Durability: Drops happen. A winning travel mug can survive the accidental fall from the top of your car as you absentmindedly back down the driveway on a hectic Monday morning.
Notes for tea and pour-over brewing
If you want a built-in loose-leaf-infuser option: Contigo, Thermos, Stanley, and Zojirushi all sell tea-steeping versions of the mugs we tested here (or snap-in accessories) that might help you out, but we’ve been happy with the convenience of drop-in or basket infusers.
Both loose-leaf tea drinkers and pour-over coffee geeks should note mouth-width before they buy: we found the necks of the Klean Kanteen, Thermos Direct Drink, and Zojirushi – SM-SA48 were too small to take any but the narrowest tea infusers; the Hario V60 pour-over coffee brewer just fits the mouth of the Thermos.
Why are they all stainless steel?
Most heat from your mug (once you put a lid on it) is lost through conduction, and the material that conducts the least is nothing at all — hard vacuum. Keeping a vacuum inside the wall of a mug requires a material that’s stiff and strong: steel is stiff, strong, easy to work, and economical. Most of the steel mugs tested specify “18/8 grade” steel or SAE/AISI “304 Stainless”, which contains approximately 18% chromium and 8% nickel. 304 is one of the most widely used alloys in the world (for everything from cookware to the DeLorean to the Gateway Arch) because of its versatility and stain resistance, so there’s a good chance the mugs that don’t specify an alloy are using it or something very similar.
In a strong bath of citric acid, 304 will release slightly more chromium than other alloys do, but for beverage use 304 stainless is as inert as any other stainless alloy, and none of us tasted any unusual metallic flavors in these mugs (even after we left hot orange juice in our top picks for a few hours). If you’re sensitive to trace amounts of nickel or chrome and you drink extra-acidic tea or coffee, consider the Zojirushi – SM-SA48 (which was nearly our favorite and is “non-stick” lined).
It’s probably worth noting here: all these manufacturers specify that they use BPA-free plastics.
Non-steel mugs
We included one non-steel mug in our lineup, the Ello – Mesa double-wall ceramic mug. We looked at other popular ‘reusable to-go cup’ designs, but none of them had spill-proof lids or insulating properties that would make them competitive in this line-up. (Some issues, like reports of a smelly latex rubber lid on one popular brand, or lids that were difficult to snap on, made our choice not to test even easier.)
The Mesa does keep your drink hot three times longer than a conventional open-top single-wall ceramic mug (an hour above 140°F instead of 15 minutes), but the sliding closure on the lid did not prevent spills.
While some manufacturers of the stainless steel mugs say you can put them in the dishwasher, the microwave is territory held securely by mugs like the Mesa: we microwaved water to a piping-hot 186°F and were happy to find that the outside of the mug was only a pleasantly-warm 93°F, unlike some ceramic mugs that get insanely hot on the outside when nuked.
So, if you are simply looking for slightly better insulation in a ceramic tumbler that can go in the microwave and the dishwasher, the Mesa is worth considering; if you want to stop spills and keep your drink hot for a long commute, read on.
The bottom line
Caffeine keeps us alert, awake, and energized.
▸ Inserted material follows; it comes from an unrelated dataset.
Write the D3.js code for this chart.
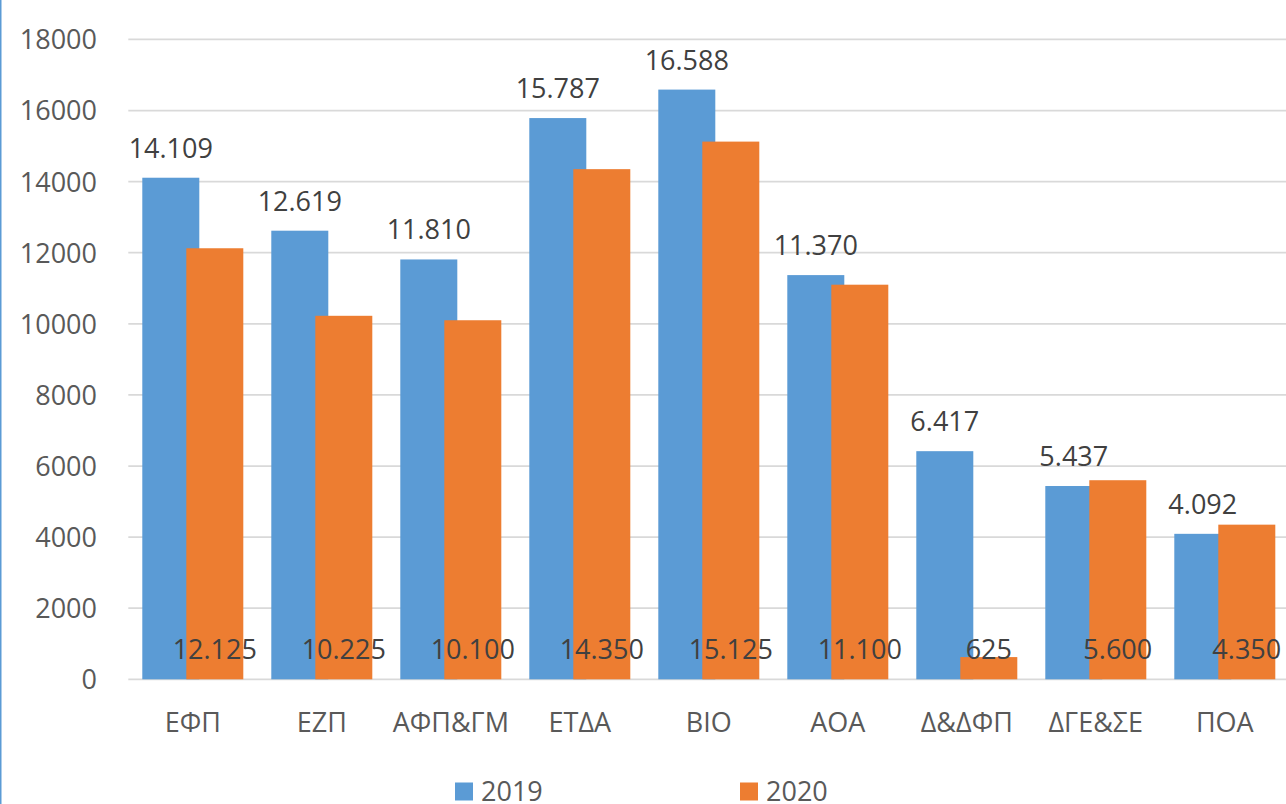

The Contigo – Transit ensures that it will also go into your mouth, not onto your lap or computer. The easy-to-sip-from self-sealing design makes it a clear winner for most uses, though it doesn’t have the best heat retention.
If you like your drinks at tongue-scalding temperatures, consider the Thermos – Sipp, which keeps boiling water too hot to drink for an hour, even with the lid off. The Thermos is also easier to clean than most mugs. It will spill if you knock it over with the lid flipped up, but when it’s locked you can rest assured it won’t come open in your bag.